* _Material provided_
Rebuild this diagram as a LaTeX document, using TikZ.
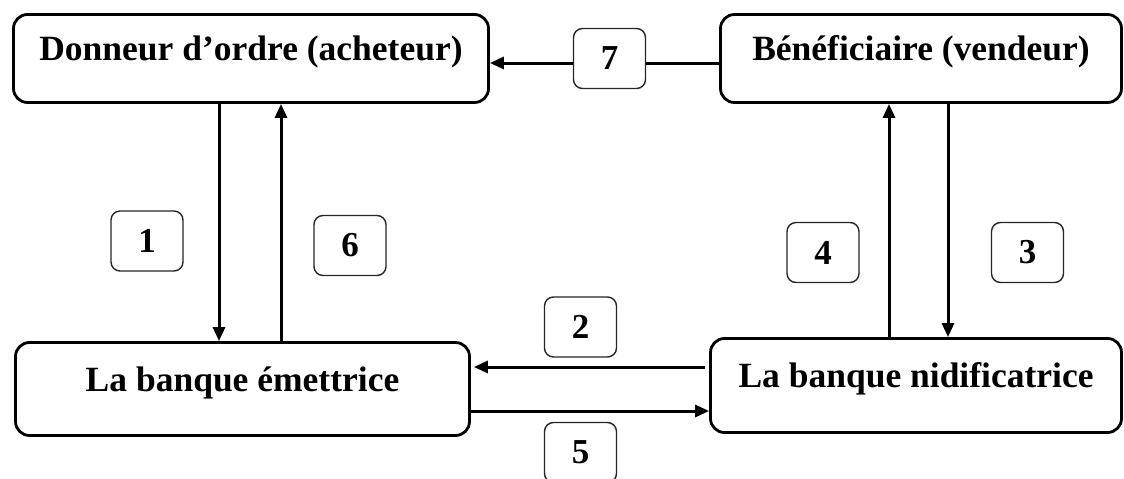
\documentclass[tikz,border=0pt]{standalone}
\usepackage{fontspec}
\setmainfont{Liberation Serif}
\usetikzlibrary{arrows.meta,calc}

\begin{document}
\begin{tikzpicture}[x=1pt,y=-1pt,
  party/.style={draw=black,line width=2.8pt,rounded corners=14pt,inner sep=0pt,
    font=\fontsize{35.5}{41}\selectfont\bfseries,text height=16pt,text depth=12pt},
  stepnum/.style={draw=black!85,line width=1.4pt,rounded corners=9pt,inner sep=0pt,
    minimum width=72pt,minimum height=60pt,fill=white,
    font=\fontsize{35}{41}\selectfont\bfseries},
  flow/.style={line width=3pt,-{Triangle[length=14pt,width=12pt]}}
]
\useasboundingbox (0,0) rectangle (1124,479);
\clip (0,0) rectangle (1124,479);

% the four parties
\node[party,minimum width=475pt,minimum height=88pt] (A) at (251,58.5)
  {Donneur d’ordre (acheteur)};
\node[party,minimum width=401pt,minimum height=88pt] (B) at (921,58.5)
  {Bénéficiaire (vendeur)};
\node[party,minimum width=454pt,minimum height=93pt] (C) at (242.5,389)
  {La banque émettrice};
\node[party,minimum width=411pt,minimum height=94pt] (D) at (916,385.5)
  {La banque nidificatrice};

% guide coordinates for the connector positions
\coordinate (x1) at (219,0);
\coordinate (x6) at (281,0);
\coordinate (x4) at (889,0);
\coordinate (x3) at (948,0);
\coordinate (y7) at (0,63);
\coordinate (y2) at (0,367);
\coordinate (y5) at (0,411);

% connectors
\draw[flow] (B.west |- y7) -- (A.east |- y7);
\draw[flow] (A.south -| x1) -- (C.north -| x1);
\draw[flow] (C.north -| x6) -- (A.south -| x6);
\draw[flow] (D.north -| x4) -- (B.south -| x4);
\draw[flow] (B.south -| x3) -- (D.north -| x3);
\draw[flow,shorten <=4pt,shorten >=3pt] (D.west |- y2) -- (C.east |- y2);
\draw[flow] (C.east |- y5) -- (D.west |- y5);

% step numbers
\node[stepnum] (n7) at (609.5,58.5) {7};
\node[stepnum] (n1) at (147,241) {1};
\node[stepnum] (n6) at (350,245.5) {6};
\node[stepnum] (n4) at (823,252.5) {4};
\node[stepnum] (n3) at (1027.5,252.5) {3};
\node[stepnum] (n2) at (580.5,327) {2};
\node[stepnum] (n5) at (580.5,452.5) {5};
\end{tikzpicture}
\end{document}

* _Written problem_
Starting with the first line of the data above and ending with the line containing "(D.west |- y5);", please restate every line exactly, leaving images out.

* _Exercise response_
Rebuild this diagram as a LaTeX document, using TikZ.
\documentclass[tikz,border=0pt]{standalone}
\usepackage{fontspec}
\setmainfont{Liberation Serif}
\usetikzlibrary{arrows.meta,calc}

\begin{document}
\begin{tikzpicture}[x=1pt,y=-1pt,
  party/.style={draw=black,line width=2.8pt,rounded corners=14pt,inner sep=0pt,
    font=\fontsize{35.5}{41}\selectfont\bfseries,text height=16pt,text depth=12pt},
  stepnum/.style={draw=black!85,line width=1.4pt,rounded corners=9pt,inner sep=0pt,
    minimum width=72pt,minimum height=60pt,fill=white,
    font=\fontsize{35}{41}\selectfont\bfseries},
  flow/.style={line width=3pt,-{Triangle[length=14pt,width=12pt]}}
]
\useasboundingbox (0,0) rectangle (1124,479);
\clip (0,0) rectangle (1124,479);

% the four parties
\node[party,minimum width=475pt,minimum height=88pt] (A) at (251,58.5)
  {Donneur d’ordre (acheteur)};
\node[party,minimum width=401pt,minimum height=88pt] (B) at (921,58.5)
  {Bénéficiaire (vendeur)};
\node[party,minimum width=454pt,minimum height=93pt] (C) at (242.5,389)
  {La banque émettrice};
\node[party,minimum width=411pt,minimum height=94pt] (D) at (916,385.5)
  {La banque nidificatrice};

% guide coordinates for the connector positions
\coordinate (x1) at (219,0);
\coordinate (x6) at (281,0);
\coordinate (x4) at (889,0);
\coordinate (x3) at (948,0);
\coordinate (y7) at (0,63);
\coordinate (y2) at (0,367);
\coordinate (y5) at (0,411);

% connectors
\draw[flow] (B.west |- y7) -- (A.east |- y7);
\draw[flow] (A.south -| x1) -- (C.north -| x1);
\draw[flow] (C.north -| x6) -- (A.south -| x6);
\draw[flow] (D.north -| x4) -- (B.south -| x4);
\draw[flow] (B.south -| x3) -- (D.north -| x3);
\draw[flow,shorten <=4pt,shorten >=3pt] (D.west |- y2) -- (C.east |- y2);
\draw[flow] (C.east |- y5) -- (D.west |- y5);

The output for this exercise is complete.